City-Country Partnership Brings Hope Despite Challenges

Orion Beckmeyer says that being part of Growing Hope has been a blessing – especially after he joined a trip to Kenya to visit overseas programs.

“Seeing where the Growing Hope funds go changes you forever.”

Orion, who lives in rural Hartsburg, Mo., has been part of a Growing Project at Peace United Church of Christ in Hartsburg since 2002. When their city-partner dropped out after the first year, a Peace church member asked a local city church – St. Andrew’s Lutheran in Columbia – to join their project.

“We’re all the same family of God – maybe different denominations but we’re all one body of Christ,” Orion says about the 19-year-old partnership.

However, the Hartsburg-Columbia Growing Project has seen rural participation drop in recent years.

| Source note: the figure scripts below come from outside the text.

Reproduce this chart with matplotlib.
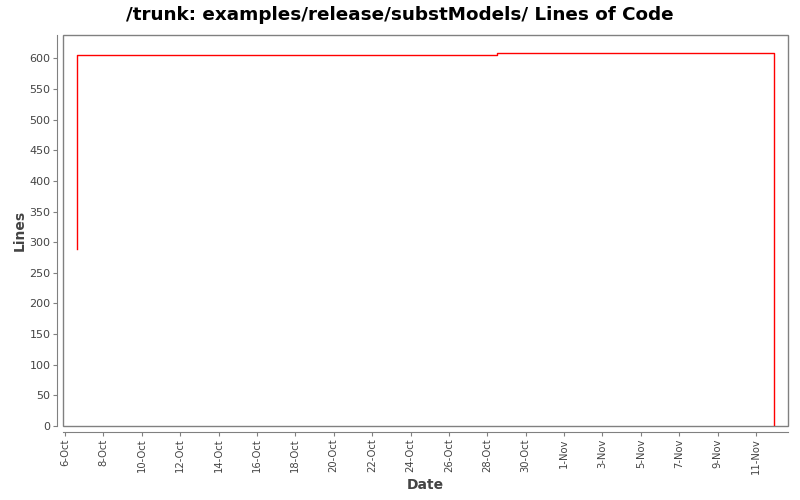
import datetime as dt
import matplotlib
matplotlib.use("Agg")
import matplotlib.pyplot as plt
from matplotlib.patches import Rectangle

# datos
fechas = [dt.datetime(2008, 10, 6, 15, 0), dt.datetime(2008, 10, 6, 15, 10),
          dt.datetime(2008, 10, 28, 12, 0), dt.datetime(2008, 11, 11, 22, 45)]
lineas = [288, 606, 609, 0]
y_ticks = list(range(0, 601, 50))
x_ticks = [dt.datetime(2008, 10, 6) + dt.timedelta(days=2 * i) for i in range(19)]
x_etiquetas = [f"{d.day}-{d.strftime('%b')}" for d in x_ticks]

fig = plt.figure(figsize=(8, 5), dpi=100)
ax = fig.add_axes([0.07875, 0.148, 0.90625, 0.782])

ax.step(fechas, lineas, where="post", color="red", linewidth=1)

ax.set_xlim(dt.datetime(2008, 10, 5, 21, 30), dt.datetime(2008, 11, 12, 16, 0))
ax.set_ylim(0, 638)
ax.set_yticks(y_ticks)
ax.set_xticks(x_ticks)
ax.set_xticklabels(x_etiquetas)

gris = "#808080"
for lado in ["top", "right"]:
    ax.spines[lado].set_visible(False)
for lado in ["left", "bottom"]:
    ax.spines[lado].set_position(("outward", 4))
    ax.spines[lado].set_color(gris)
ax.add_patch(Rectangle((0, 0), 1, 1, transform=ax.transAxes, fill=False,
                       edgecolor=gris, linewidth=1, clip_on=False))

ax.tick_params(axis="both", colors=gris, labelcolor="#444444", labelsize=8,
               length=3, width=0.8, pad=2)
ax.tick_params(axis="x", labelrotation=90, labelsize=7.2)

fig.text(0.5, 0.97, "/trunk: examples/release/substModels/ Lines of Code",
         ha="center", va="center", fontsize=13.2, fontweight="bold", color="black")
ax.set_xlabel("Date", fontsize=10, fontweight="bold", color="#444444", va="center")
ax.set_ylabel("Lines", fontsize=10, fontweight="bold", color="#444444", va="center")
ax.xaxis.set_label_coords(0.5, -0.151)
ax.yaxis.set_label_coords(-0.0593, 0.5)

fig.savefig("out.png", dpi=100)
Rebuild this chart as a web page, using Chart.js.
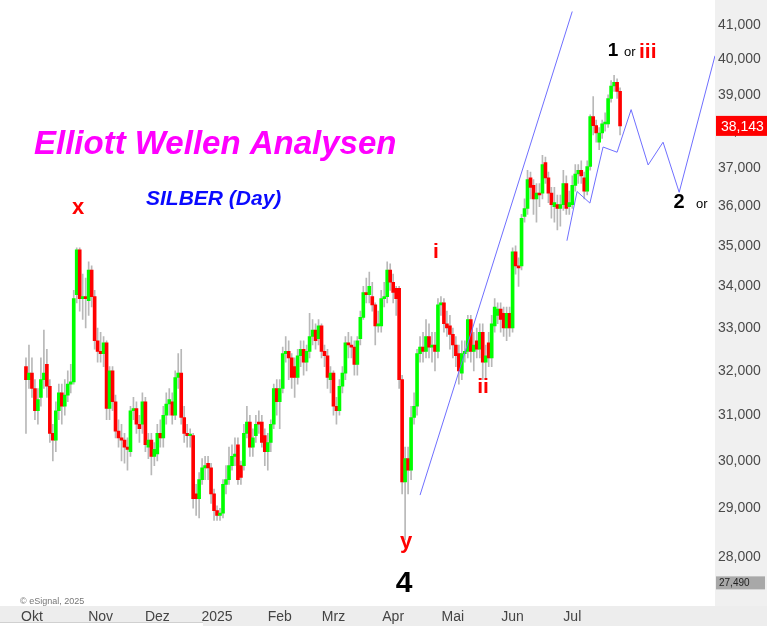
<!DOCTYPE html>
<html><head><meta charset="utf-8">
<script src="https://cdn.jsdelivr.net/npm/chart.js@4.4.1/dist/chart.umd.min.js"></script>
<style>html,body{margin:0;padding:0;background:#fff;overflow:hidden}</style>
</head><body>
<canvas id="c" width="767" height="626"></canvas>
<script>
// ---- data (daily candles, silver, values as shown on axis) ----
const monthLabels = ['Okt','Nov','Dez','2025','Feb','Mrz','Apr','Mai','Jun','Jul'];
const monthStartIdx = [2,25,44,64,85,103,123,143,163,183];
const yTickValues = [28000,29000,30000,31000,32000,33000,34000,35000,36000,37000,38000,39000,40000,41000];

const open = [32100,31800,31950,31600,31100,31400,31800,32150,31650,30600,
30450,31100,31500,31200,31450,31700,31750,33800,34900,33700,
33750,33650,34400,33750,32700,32450,32400,32650,31150,32000,
31300,30650,30500,30450,30300,30200,31100,31150,30800,30800,
31300,30300,30450,30100,30150,30600,30500,31000,31250,31300,
31000,31850,31950,30950,30600,30550,30550,29300,29200,29600,
29850,29950,29850,29300,28950,28850,28900,29500,29600,29900,
30100,30350,29900,29900,30600,30850,30300,30550,30850,30850,
30550,30200,30400,30800,31600,31300,31600,32400,32450,32300,
32100,31850,32350,32500,32200,32450,32800,32950,32750,33050,
32450,32350,31800,31950,31200,31100,31650,31950,32650,32600,
32550,32150,32750,33250,33850,33800,33750,33550,33050,33050,
33700,33750,34400,34100,33950,33950,31800,29550,30050,29800,
30950,31200,32400,32550,32450,32800,32550,32600,32450,33550,
33600,33100,33050,32850,32600,32400,31950,32400,32450,33200,
32450,32700,32500,32900,32200,32650,32300,33050,33300,33450,
33350,33000,33350,33000,34850,34500,34500,35750,35950,36750,
36550,36200,36350,36350,37150,36750,36350,36000,36050,35950,
36050,36600,36000,36050,36550,36850,36950,36750,36400,37050,
38400,38150,37700,37950,38200,38200,38900,39250,39350,39100];

const high = [32300,32600,32300,31800,31600,32300,32950,32500,31800,30800,
31300,31700,31700,31800,32000,32150,33900,34950,34950,34300,
34200,34600,34500,33900,33000,32900,32800,32700,32100,32100,
31450,30900,30800,30600,30500,31200,31400,31300,31000,31500,
31400,30600,30600,30400,30800,30900,31200,31500,31600,31500,
32000,32400,32500,31200,30800,30700,30600,29500,29750,30050,
30100,30100,29950,29400,29050,29000,29600,29900,30300,30350,
30500,30500,30000,30800,31200,31000,30700,31000,31100,31000,
30700,30600,30900,31700,31800,31800,32550,32800,32700,32400,
32300,32500,32700,32700,32600,33350,33200,33100,33200,33100,
32600,32500,32100,32000,31400,31800,32100,32800,32900,32800,
32700,32800,33400,34000,34200,34350,34100,33600,33400,33900,
34100,34600,34550,34300,34000,34000,31900,30300,30300,31200,
31500,32500,32800,32900,33200,33100,32900,32900,33700,33750,
33700,33400,33300,33000,32800,32600,32700,32700,33300,33300,
32900,33000,33100,33100,32600,32900,33300,33700,33600,33600,
33500,33500,33500,34950,35000,34700,35800,36200,36950,36900,
36700,36600,36600,37350,37300,36900,36500,36500,36300,36300,
36950,36800,36400,36800,37100,37100,37200,36900,37200,38450,
38950,38300,38100,38300,38500,39000,39400,39550,39450,39200];

const low = [30600,31600,31400,30900,30800,31200,31600,31400,30400,30000,
30200,30900,30800,31000,31300,31500,31700,33600,33400,33200,
33000,33300,33500,32500,32200,32200,32100,30900,30900,31100,
30500,30300,30000,29950,29800,30100,30900,30600,30400,30600,
30200,30050,29700,29900,30000,30300,30300,30800,31000,30800,
30900,31600,30800,30400,30300,30300,29000,28850,28800,29500,
29600,29600,29100,28750,28750,28750,28800,29300,29500,29800,
29900,29500,29500,29800,30500,30100,30100,30400,30600,30300,
29900,29800,30200,30700,31000,30700,31500,32200,31800,31600,
31400,31700,32100,31900,32000,32300,32600,32500,32600,32300,
32100,31600,31500,31000,30800,31000,31500,31800,32300,32300,
31900,31900,32600,33200,33600,33600,33400,32600,32900,32900,
33500,33600,33900,33600,33300,31600,29300,28350,29300,29600,
30800,31000,32200,32200,32300,32300,32200,32000,32300,33300,
32900,32800,32500,32300,32100,31700,31800,32200,32300,32200,
32000,32300,32300,31800,31800,32100,32100,32900,33100,32900,
32800,32700,32800,32900,34300,34000,34400,35600,35800,36200,
35800,35600,36000,36200,36600,36100,35700,35600,35400,35500,
35900,35800,35800,35950,36400,36600,36600,36200,36300,36950,
37900,37700,37500,37800,38000,38100,38800,39100,38900,37900];

const close = [31800,31950,31600,31100,31350,31800,31950,31650,30600,30450,
31100,31500,31200,31450,31700,31750,33700,34900,33700,33750,
33700,34400,33750,32700,32450,32400,32650,31150,32000,31300,
30650,30500,30450,30300,30250,31100,31150,30800,30700,31300,
30350,30450,30100,30250,30600,30500,31000,31250,31350,31000,
31850,31950,30950,30600,30550,30550,29200,29200,29600,29850,
29900,29850,29300,28950,28850,28900,29500,29600,29900,30100,
30150,29600,29650,30600,30850,30300,30500,30800,30800,30400,
30200,30400,30800,31600,31300,31600,32400,32450,32300,31850,
31850,32350,32500,32200,32450,32800,32950,32700,33050,32450,
32350,31850,31950,31200,31100,31650,31950,32650,32600,32550,
32150,32700,33250,33850,33800,34000,33550,33050,33100,33700,
33750,34400,34100,33850,33700,31800,29550,30050,29800,30950,
31200,32400,32550,32450,32800,32550,32600,32450,33550,33600,
33100,33000,32850,32600,32350,32000,32400,32450,33200,32450,
32600,32500,32900,32200,32350,32300,33100,33500,33450,33200,
33000,33350,33000,34850,34500,34450,35700,35950,36700,36500,
36200,36350,36300,37100,36750,36350,36050,36100,35950,36050,
36600,35950,36100,36550,36850,36950,36800,36400,37050,38400,
38150,37950,37950,38200,38250,38900,39250,39350,39100,38143];

// drawn trend lines (day index, price)
const channelIdx = [132.0, 192.3];
const channelVal = [29275, 44111];
const waveIdx = [181.2, 184.6, 188.9, 193.3, 198.0, 202.7, 208.4, 213.4, 218.8, 230.8];
const waveVal = [35130, 36390, 36090, 37570, 37430, 38590, 37090, 37700, 36370, 40110];
const markerValue = 27490;

// ---- build datasets ----
const bodies = open.map((o, i) => ({x: i, y: [o, close[i]]}));
const wicks = low.map((l, i) => ({x: i, y: [l, high[i]]}));
const bodyColors = open.map((o, i) => close[i] >= o ? '#00ff00' : '#ff0000');
const channel = channelIdx.map((x, i) => ({x, y: channelVal[i]}));
const wave = waveIdx.map((x, i) => ({x, y: waveVal[i]}));

const FONT = '"Liberation Sans", Arial, sans-serif';
Chart.defaults.font.family = FONT;

const bgPlugin = {
  id: 'bg',
  beforeDraw(chart) {
    const {ctx, chartArea: a, width, height} = chart;
    ctx.save();
    ctx.fillStyle = '#ffffff';
    ctx.fillRect(0, 0, width, height);
    ctx.fillStyle = '#f0f0f0';
    ctx.fillRect(a.right, 0, width - a.right, a.bottom);
    ctx.fillStyle = '#ededed';
    ctx.fillRect(0, a.bottom, width, height - a.bottom);
    ctx.fillStyle = '#ffffff';
    ctx.fillRect(0, height - 4, 203, 4);
    ctx.fillStyle = '#d0d0d0';
    ctx.fillRect(0, height - 4, 203, 1);
    ctx.restore();
  }
};

const annPlugin = {
  id: 'ann',
  afterDraw(chart) {
    const {ctx, chartArea: a, width, scales} = chart;
    const ys = scales.y;
    ctx.save();
    const txt = (s, x, y, font, color, align) => {
      ctx.font = font; ctx.fillStyle = color; ctx.textAlign = align || 'center';
      ctx.textBaseline = 'alphabetic'; ctx.fillText(s, x, y);
    };
    txt('Elliott Wellen Analysen', 34, 154, 'italic bold 33px ' + FONT, '#ff00ff', 'left');
    txt('SILBER (Day)', 146, 205, 'italic bold 21px ' + FONT, '#0a0aff', 'left');
    txt('x', 78, 214, 'bold 22px ' + FONT, '#ff0000');
    txt('i', 436, 258, 'bold 21px ' + FONT, '#ff0000');
    txt('ii', 483, 393, 'bold 21px ' + FONT, '#ff0000');
    txt('y', 406, 548, 'bold 22px ' + FONT, '#ff0000');
    txt('4', 404, 592, 'bold 30px ' + FONT, '#000000');
    txt('1', 613, 56, 'bold 19px ' + FONT, '#000000');
    txt('or', 624, 56, '13px ' + FONT, '#000000', 'left');
    txt('iii', 639, 58, 'bold 21px ' + FONT, '#ff0000', 'left');
    txt('2', 679, 208, 'bold 20px ' + FONT, '#000000');
    txt('or', 696, 208, '13px ' + FONT, '#000000', 'left');
    txt('\u00a9 eSignal, 2025', 20, 604, '9px ' + FONT, '#777777', 'left');

    // last price box
    const last = close[close.length - 1];
    const py = ys.getPixelForValue(last);
    ctx.fillStyle = '#ff0000';
    ctx.fillRect(a.right + 1, py - 10, width - a.right - 1, 20);
    txt(last.toLocaleString('en-US'), a.right + 6, py + 5, '14px ' + FONT, '#ffffff', 'left');
    // marker box
    const my = ys.getPixelForValue(markerValue);
    ctx.fillStyle = '#a8a8a8';
    ctx.fillRect(a.right + 1, my - 6.5, 49, 13);
    txt(markerValue.toLocaleString('en-US'), a.right + 4, my + 3.5, '10px ' + FONT, '#222222', 'left');
    ctx.restore();
  }
};

new Chart(document.getElementById('c'), {
  data: {
    datasets: [
      {type: 'line', data: channel, borderColor: '#6f6fff', borderWidth: 1, pointRadius: 0, tension: 0, order: 0},
      {type: 'line', data: wave, borderColor: '#6f6fff', borderWidth: 1, pointRadius: 0, tension: 0, order: 0},
      {type: 'bar', data: bodies, backgroundColor: bodyColors, barThickness: 3, minBarLength: 1.5, grouped: false, order: 1},
      {type: 'bar', data: wicks, backgroundColor: '#b8b8b8', barThickness: 1, grouped: false, order: 2}
    ]
  },
  options: {
    responsive: false,
    devicePixelRatio: 1,
    animation: false,
    layout: {padding: 0},
    plugins: {legend: {display: false}, tooltip: {enabled: false}},
    scales: {
      x: {
        type: 'linear', min: -8.7, max: 230.8, offset: false,
        afterBuildTicks: s => { s.ticks = monthStartIdx.map(v => ({value: v})); },
        afterFit: s => { s.height = 20; },
        grid: {display: false, drawTicks: false},
        border: {display: false},
        ticks: {autoSkip: false, maxRotation: 0, padding: 3, color: '#444444',
                font: {size: 14}, callback: (v, i) => monthLabels[i]}
      },
      y: {
        type: 'logarithmic', position: 'right', min: 27038, max: 41405,
        afterBuildTicks: s => { s.ticks = yTickValues.map(v => ({value: v})); },
        afterFit: s => { s.width = 52; },
        grid: {display: false, drawTicks: false},
        border: {display: false},
        ticks: {autoSkip: false, padding: 3, color: '#4a4a4a', font: {size: 14},
                callback: v => Number(v).toLocaleString('en-US')}
      }
    }
  },
  plugins: [bgPlugin, annPlugin]
});
</script>
</body></html>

Orion says he is unsure of how to increase participation from his church members.

Although several farmers were part of the Growing Project in the past, farmers have dropped out for a variety of reasons. Farmers retire and their children aren’t interested in continuing the connection either because of finances or lack of interest. Also, flooding along the Missouri River levees continually wipes out bean crops. Two farmers decided it wasn’t worth even trying to plant their levee acres used for the Growing Project, with Orion’s plot flooding out the past two years. Another 30 acres by a ball diamond was donated for one year, but that donation stopped.

Karon Speckman, chair of St. Andrew’s Global Mission Team, says: “Numbers from the last several years show that the farmers at Hartsburg are struggling. And we need help to get more people involved from their parish who aren’t farmers.”

She says the city church has increased its support of the Growing Project strongly through quilt raffles and crafts sales, Lenten hunger offerings, and meal events. But, the farmers at Hartsburg are struggling.

Orion adds that the rural church members think that only the farmer members of the church can be part of the Growing Project and so don’t participate in raising funds. Also, one church member who wasn’t a farmer but was very enthusiastic about Growing Hope moved out of state during COVID to live close to family members. Without that cheerleader, Orion says his church has lost enthusiasm.

One solution has been for Orion and his wife Barb to turn to alternative crops. Orion, who is retired from commodity farming, has five acres of grapes used to supply a local winery. Orion gives people cases of wine in exchange for a donation to the Growing Hope fund. Last summer Orion and Barb took excess garden produce – like cantaloupes – to sell after Sunday services for Growing Hope.

The city and country partners haven’t given up hope. Orion wants to expand and reach out to new farmers and figure out a way to involve the nonfarmers who attend his rural church. St. Andrew’s saved $1,500 from contributions this year from the quilt raffle and Lenten offerings for a grant to another group who would like to start a new Missouri Growing Project.